Data for the task:
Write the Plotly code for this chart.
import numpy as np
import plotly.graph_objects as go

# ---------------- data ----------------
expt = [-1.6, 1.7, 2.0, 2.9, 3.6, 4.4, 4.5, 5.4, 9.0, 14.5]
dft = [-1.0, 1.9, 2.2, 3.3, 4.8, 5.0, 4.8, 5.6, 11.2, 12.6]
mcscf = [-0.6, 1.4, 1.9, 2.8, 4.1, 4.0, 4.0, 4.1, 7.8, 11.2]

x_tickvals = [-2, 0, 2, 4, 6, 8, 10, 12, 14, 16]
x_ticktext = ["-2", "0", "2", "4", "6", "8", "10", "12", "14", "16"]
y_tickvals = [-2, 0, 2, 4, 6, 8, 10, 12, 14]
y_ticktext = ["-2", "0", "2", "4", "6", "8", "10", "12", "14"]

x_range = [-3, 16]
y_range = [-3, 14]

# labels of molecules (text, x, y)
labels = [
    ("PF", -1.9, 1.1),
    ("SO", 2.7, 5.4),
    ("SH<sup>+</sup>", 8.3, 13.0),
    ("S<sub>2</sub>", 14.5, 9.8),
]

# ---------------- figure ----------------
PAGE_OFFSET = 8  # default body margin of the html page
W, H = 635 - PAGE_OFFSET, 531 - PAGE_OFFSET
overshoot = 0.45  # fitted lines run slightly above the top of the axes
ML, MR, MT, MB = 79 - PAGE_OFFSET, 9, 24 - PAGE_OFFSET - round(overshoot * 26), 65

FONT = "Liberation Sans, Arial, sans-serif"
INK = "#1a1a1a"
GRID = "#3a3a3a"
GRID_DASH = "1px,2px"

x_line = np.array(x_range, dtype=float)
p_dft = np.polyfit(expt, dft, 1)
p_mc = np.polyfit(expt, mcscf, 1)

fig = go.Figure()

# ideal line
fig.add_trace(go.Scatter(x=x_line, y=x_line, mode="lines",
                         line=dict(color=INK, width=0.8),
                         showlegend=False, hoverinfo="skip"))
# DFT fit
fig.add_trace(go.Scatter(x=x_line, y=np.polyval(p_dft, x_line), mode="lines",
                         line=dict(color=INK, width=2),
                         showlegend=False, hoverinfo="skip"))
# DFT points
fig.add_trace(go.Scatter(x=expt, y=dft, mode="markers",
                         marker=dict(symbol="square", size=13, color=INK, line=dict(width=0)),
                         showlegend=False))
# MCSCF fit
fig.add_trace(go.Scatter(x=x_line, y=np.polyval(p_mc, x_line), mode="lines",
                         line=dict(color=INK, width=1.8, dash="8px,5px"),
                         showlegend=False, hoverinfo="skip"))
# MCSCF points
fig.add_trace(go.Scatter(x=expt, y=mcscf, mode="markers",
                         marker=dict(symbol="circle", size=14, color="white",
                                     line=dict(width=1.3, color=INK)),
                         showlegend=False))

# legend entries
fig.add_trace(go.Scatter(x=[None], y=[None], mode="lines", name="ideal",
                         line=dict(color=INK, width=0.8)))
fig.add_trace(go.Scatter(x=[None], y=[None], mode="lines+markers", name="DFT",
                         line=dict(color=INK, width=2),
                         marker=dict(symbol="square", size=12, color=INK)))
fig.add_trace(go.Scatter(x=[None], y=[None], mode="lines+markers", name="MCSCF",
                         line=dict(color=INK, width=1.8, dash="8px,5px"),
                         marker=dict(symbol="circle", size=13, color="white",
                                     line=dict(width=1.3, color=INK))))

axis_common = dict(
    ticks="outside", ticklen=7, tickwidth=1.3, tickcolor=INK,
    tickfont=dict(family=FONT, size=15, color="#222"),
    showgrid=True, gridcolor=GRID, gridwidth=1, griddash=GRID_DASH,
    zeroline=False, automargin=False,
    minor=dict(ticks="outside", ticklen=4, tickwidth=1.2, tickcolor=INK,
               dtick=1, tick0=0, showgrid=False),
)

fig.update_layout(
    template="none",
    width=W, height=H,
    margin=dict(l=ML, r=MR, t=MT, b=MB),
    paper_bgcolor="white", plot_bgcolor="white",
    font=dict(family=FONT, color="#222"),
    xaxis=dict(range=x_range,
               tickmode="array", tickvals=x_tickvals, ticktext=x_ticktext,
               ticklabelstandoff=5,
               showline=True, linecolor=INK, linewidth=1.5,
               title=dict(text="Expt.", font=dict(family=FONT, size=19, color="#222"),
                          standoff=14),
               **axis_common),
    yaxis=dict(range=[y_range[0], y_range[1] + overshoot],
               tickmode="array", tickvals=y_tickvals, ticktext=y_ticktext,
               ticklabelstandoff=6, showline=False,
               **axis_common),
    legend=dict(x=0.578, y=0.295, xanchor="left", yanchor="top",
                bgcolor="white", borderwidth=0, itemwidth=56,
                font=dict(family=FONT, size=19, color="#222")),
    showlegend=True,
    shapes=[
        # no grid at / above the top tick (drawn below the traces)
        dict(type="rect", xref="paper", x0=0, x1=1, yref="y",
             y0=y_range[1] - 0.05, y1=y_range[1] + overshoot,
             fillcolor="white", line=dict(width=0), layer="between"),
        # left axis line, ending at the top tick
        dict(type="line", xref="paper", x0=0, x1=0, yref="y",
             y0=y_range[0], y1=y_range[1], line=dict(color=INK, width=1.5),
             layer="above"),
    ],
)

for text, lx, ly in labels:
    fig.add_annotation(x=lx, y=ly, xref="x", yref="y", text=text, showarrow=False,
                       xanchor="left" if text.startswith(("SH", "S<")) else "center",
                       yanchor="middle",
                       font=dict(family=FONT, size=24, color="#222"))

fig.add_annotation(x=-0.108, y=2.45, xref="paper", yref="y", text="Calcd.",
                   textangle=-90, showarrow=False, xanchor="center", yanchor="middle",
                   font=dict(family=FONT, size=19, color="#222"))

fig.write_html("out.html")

--

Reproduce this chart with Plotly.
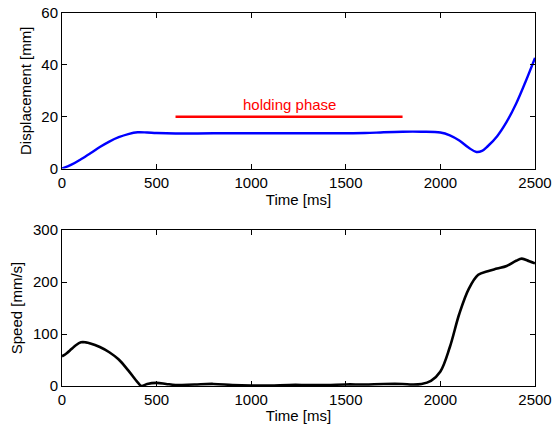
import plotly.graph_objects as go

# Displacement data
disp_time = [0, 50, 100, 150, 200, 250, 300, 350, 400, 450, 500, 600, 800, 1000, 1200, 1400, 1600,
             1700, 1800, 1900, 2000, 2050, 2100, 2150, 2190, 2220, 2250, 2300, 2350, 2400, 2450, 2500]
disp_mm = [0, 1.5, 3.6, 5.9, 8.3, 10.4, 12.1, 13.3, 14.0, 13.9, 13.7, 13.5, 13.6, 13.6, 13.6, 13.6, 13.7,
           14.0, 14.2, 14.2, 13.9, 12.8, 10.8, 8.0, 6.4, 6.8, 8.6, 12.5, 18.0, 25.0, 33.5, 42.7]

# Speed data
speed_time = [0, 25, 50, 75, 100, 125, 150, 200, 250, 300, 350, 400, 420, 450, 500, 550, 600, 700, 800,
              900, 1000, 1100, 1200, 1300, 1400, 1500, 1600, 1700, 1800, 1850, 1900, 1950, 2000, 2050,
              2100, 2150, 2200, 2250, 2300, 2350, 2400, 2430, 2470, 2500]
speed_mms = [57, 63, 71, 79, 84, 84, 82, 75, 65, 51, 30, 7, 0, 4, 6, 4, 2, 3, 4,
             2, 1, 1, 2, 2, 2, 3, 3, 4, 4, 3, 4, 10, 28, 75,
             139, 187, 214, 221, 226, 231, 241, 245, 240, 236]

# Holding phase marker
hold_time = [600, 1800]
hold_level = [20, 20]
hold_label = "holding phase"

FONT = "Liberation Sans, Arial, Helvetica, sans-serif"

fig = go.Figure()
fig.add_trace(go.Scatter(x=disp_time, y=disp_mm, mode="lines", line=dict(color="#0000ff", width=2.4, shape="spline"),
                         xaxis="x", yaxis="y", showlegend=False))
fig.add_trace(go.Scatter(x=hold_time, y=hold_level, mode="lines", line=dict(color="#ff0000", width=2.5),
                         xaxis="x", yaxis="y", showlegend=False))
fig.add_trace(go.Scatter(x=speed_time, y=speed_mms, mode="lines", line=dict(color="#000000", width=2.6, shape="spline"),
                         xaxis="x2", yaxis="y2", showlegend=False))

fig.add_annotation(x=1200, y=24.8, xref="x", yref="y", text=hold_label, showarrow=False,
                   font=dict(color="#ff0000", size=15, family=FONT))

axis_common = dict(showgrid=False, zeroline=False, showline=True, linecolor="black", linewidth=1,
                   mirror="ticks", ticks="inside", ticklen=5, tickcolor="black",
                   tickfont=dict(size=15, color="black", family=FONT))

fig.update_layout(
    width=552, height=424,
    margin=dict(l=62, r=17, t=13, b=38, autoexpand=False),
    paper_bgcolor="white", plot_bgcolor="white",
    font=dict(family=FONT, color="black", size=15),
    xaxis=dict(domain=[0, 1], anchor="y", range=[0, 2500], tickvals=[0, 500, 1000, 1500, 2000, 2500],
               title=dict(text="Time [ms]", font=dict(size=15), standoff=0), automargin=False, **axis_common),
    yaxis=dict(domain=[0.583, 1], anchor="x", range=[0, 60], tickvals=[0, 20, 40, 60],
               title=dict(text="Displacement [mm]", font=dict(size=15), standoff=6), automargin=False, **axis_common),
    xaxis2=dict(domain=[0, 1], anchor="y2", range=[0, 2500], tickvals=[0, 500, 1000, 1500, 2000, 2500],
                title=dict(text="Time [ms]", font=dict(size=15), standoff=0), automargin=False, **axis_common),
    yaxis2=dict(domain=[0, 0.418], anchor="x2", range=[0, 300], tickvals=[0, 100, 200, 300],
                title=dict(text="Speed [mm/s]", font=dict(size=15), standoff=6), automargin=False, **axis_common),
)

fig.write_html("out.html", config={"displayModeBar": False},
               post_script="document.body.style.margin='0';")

* * *

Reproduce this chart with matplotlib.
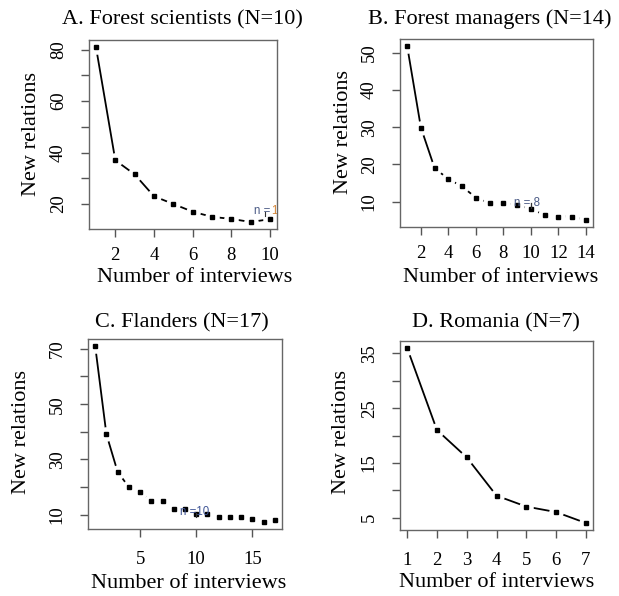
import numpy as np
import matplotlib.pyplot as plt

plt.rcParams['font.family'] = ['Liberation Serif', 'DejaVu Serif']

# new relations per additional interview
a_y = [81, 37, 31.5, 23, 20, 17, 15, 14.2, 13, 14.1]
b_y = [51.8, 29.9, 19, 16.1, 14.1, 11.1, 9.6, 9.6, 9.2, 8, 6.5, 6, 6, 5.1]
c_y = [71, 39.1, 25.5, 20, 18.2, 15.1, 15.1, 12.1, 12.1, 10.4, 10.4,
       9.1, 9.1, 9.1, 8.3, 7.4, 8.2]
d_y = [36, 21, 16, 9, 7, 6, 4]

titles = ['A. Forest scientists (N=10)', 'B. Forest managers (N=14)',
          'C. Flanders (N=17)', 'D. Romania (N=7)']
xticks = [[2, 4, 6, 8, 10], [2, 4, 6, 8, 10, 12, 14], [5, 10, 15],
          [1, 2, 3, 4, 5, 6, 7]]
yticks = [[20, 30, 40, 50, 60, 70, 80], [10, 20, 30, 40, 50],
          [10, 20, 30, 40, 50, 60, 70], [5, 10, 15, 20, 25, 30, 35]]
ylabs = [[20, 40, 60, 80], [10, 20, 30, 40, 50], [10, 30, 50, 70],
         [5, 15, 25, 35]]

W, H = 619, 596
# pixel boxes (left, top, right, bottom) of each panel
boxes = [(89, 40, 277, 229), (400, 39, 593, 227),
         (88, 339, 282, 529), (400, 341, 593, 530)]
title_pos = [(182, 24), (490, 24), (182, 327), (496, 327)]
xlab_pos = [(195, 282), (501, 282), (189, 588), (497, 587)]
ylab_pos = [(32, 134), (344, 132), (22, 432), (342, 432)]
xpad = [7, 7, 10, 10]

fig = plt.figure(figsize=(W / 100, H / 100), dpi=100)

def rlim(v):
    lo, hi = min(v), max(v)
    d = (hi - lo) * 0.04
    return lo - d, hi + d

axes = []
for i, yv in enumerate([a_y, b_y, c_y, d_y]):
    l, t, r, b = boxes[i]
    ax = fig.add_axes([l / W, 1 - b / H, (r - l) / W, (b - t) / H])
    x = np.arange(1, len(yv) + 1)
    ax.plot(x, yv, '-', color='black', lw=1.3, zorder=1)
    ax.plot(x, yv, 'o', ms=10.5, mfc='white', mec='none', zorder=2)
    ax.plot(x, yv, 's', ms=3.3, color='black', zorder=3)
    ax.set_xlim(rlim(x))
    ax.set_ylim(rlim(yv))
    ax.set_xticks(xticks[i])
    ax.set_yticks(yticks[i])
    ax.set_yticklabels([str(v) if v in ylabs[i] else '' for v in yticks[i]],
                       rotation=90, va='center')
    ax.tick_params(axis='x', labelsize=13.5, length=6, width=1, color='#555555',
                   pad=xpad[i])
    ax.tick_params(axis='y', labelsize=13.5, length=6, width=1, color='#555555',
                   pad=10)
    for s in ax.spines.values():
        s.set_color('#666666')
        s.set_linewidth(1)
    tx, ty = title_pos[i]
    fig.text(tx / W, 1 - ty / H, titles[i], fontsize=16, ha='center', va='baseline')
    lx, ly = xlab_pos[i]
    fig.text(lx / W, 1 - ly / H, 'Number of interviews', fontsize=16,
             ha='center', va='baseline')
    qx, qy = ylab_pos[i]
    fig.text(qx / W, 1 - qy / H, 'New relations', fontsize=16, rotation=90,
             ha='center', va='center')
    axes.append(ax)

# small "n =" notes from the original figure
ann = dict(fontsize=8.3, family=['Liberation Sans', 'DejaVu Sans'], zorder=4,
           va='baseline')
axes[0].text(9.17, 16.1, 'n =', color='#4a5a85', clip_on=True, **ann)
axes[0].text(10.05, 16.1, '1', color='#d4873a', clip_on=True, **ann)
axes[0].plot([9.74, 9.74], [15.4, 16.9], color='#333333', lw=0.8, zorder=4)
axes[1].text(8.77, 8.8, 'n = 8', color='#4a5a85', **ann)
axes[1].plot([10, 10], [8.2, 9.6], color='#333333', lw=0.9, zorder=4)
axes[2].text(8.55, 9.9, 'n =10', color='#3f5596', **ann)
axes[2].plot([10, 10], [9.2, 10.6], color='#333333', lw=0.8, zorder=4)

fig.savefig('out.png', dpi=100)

Task to complete: Only the lines from the one containing "Reproduce this chart with matplotlib." down to the one containing "plt.rcParams['font.family'] = ['Liberation" should be copied, exactly and with both ends kept. Drop the pictures.

Output for this exercise:
Reproduce this chart with matplotlib.
import numpy as np
import matplotlib.pyplot as plt

plt.rcParams['font.family'] = ['Liberation Serif', 'DejaVu Serif']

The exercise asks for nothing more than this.